A life of contemplation, a life of purpose, a life of meaning, a life of substance. A life worth living.

 

On Conforming

I’ve touched on this topic without ever directly discussing it.

The concept of conformity, of yielding to the group is one that I struggle intimately with.

My very existence sets me apart, my experiences are different then the majority of peoples, my perception of events is changed by my experiences and thus I interpret the world a little differently then the majority of people I interact with.

Yet, I am always acutely aware that it is their world. We live in a cis-centric heteronormative world. No matter how hard I try I can’t escape the fact that I am different, that my life is not the same as most people’s, and as such my experiences and opinions are different and at times difficult and inherently confrontational.

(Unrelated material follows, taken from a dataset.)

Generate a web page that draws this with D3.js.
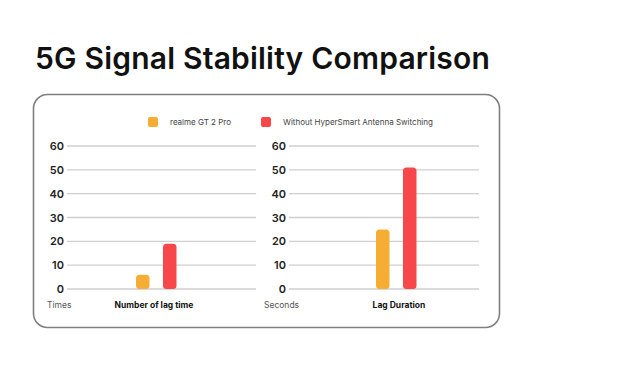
<!DOCTYPE html>
<html>
<head>
<meta charset="utf-8">
<script src="https://cdn.jsdelivr.net/npm/d3@7"></script>
<style>
  body { margin: 0; background: #fff; }
  svg { display: block; font-family: Inter, "Noto Sans", sans-serif; }
</style>
</head>
<body>
<div id="chart"></div>
<script>
// datos del grafico
const series = ["realme GT 2 Pro", "Without HyperSmart Antenna Switching"];
const colores = ["#F5AE33", "#F7474B"];
const ticks = [0, 10, 20, 30, 40, 50, 60];
const paneles = ["Number of lag time", "Lag Duration"];
const unidades = ["Times", "Seconds"];
const lagTimes = [6, 19];
const lagDuration = [25, 51];

const W = 620, H = 372;
const svg = d3.select("#chart").append("svg")
    .attr("width", W)
    .attr("height", H);

// titulo
svg.append("text")
  .attr("x", 35)
  .attr("y", 69)
  .attr("font-size", 30)
  .attr("font-weight", 600)
  .attr("letter-spacing", 0.2)
  .attr("fill", "#111")
  .text("5G Signal Stability Comparison");

// caja redondeada
svg.append("rect")
  .attr("x", 33.5)
  .attr("y", 94.5)
  .attr("width", 466)
  .attr("height", 233)
  .attr("rx", 14)
  .attr("fill", "#fff")
  .attr("stroke", "#7f7f7f")
  .attr("stroke-width", 1.6);

// leyenda
const leyendaX = [148, 261];
series.forEach((s, i) => {
  svg.append("rect")
    .attr("x", leyendaX[i])
    .attr("y", 117)
    .attr("width", 10)
    .attr("height", 10)
    .attr("rx", 2)
    .attr("fill", colores[i]);
  svg.append("text")
    .attr("x", leyendaX[i] + 22)
    .attr("y", 125)
    .attr("font-size", 8)
    .attr("fill", "#444")
    .text(s);
});

const y = d3.scaleLinear().domain([0, 60]).range([289, 146]);

// cada panel: rango de la rejilla y rango de las barras
const rejillas = [[67, 256], [289, 479]];
const barras = [[136, 176.5], [376, 416.5]];
const valores = [lagTimes, lagDuration];

paneles.forEach((p, k) => {
  const g = svg.append("g");
  const [x0, x1] = rejillas[k];

  // lineas de rejilla
  g.selectAll("line.grid")
    .data(ticks)
    .join("line")
    .attr("class", "grid")
    .attr("x1", x0)
    .attr("x2", x1)
    .attr("y1", d => y(d))
    .attr("y2", d => y(d))
    .attr("stroke", "#cfcfcf")
    .attr("stroke-width", 1.4);

  // etiquetas del eje
  g.selectAll("text.tick")
    .data(ticks)
    .join("text")
    .attr("class", "tick")
    .attr("x", x0 - 3)
    .attr("y", d => y(d) + 4)
    .attr("text-anchor", "end")
    .attr("font-size", 11)
    .attr("font-weight", 600)
    .attr("fill", "#222")
    .text(d => d);

  const xb = d3.scaleBand()
    .domain(series)
    .range(barras[k])
    .paddingInner(0.5)
    .paddingOuter(0);

  g.selectAll("path.bar")
    .data(valores[k])
    .join("path")
    .attr("class", "bar")
    .attr("fill", (d, i) => colores[i])
    .attr("d", (d, i) => {
      const bx = xb(series[i]), bw = xb.bandwidth();
      const top = y(d), bot = y(0), r = 3.5;
      return `M${bx},${bot - r}` +
        `Q${bx},${bot} ${bx + r},${bot}` +
        `L${bx + bw - r},${bot}` +
        `Q${bx + bw},${bot} ${bx + bw},${bot - r}` +
        `L${bx + bw},${top + r}` +
        `Q${bx + bw},${top} ${bx + bw - r},${top}` +
        `L${bx + r},${top}` +
        `Q${bx},${top} ${bx},${top + r}Z`;
    });

  // unidad y nombre del panel
  g.append("text")
    .attr("x", k === 0 ? 47 : 264)
    .attr("y", 308)
    .attr("font-size", 8.5)
    .attr("fill", "#555")
    .text(unidades[k]);

  g.append("text")
    .attr("x", k === 0 ? 154 : 399)
    .attr("y", 308)
    .attr("text-anchor", "middle")
    .attr("font-size", 8.5)
    .attr("font-weight", 700)
    .attr("fill", "#111")
    .text(p);
});
</script>
</body>
</html>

I am challenged at times to keep my opinions to myself, when problems arise that are so gendered in nature that I want to scream “it doesn’t matter” but I have to stop myself, I have to conform to the environment I’m in and understand that the way I perceive the world differs from others. Problems that I see as a result of a specific way of thinking are traditional values passed down generations that can be painful to challenge for others.

I’m sure there are many ways that my opinions and ideas challenge the orthodoxy of others. The fact that I and others like me exist inherently challenges rigid and defined gender roles, ideas of gender, and the role that gender has in our lives.

So conforming is both something I am pushed to, upholding feminine roles and ideals, not challenging sexism, and confining myself to a more narrow few of femininity then I truly believe because the alternative is transphobia. Yet conforming is also somethign I loathe and wish desperately to break free from, because it’s unilateral about appeasing an external world that still won’t like me, while also infringing on my own internal liberty.

Forcing conformity onto those that are different is evidence of a sick and disillusioned people, enamored with an ideal that can’t exist and afraid of a reality that forces them to acknowledge hard truths.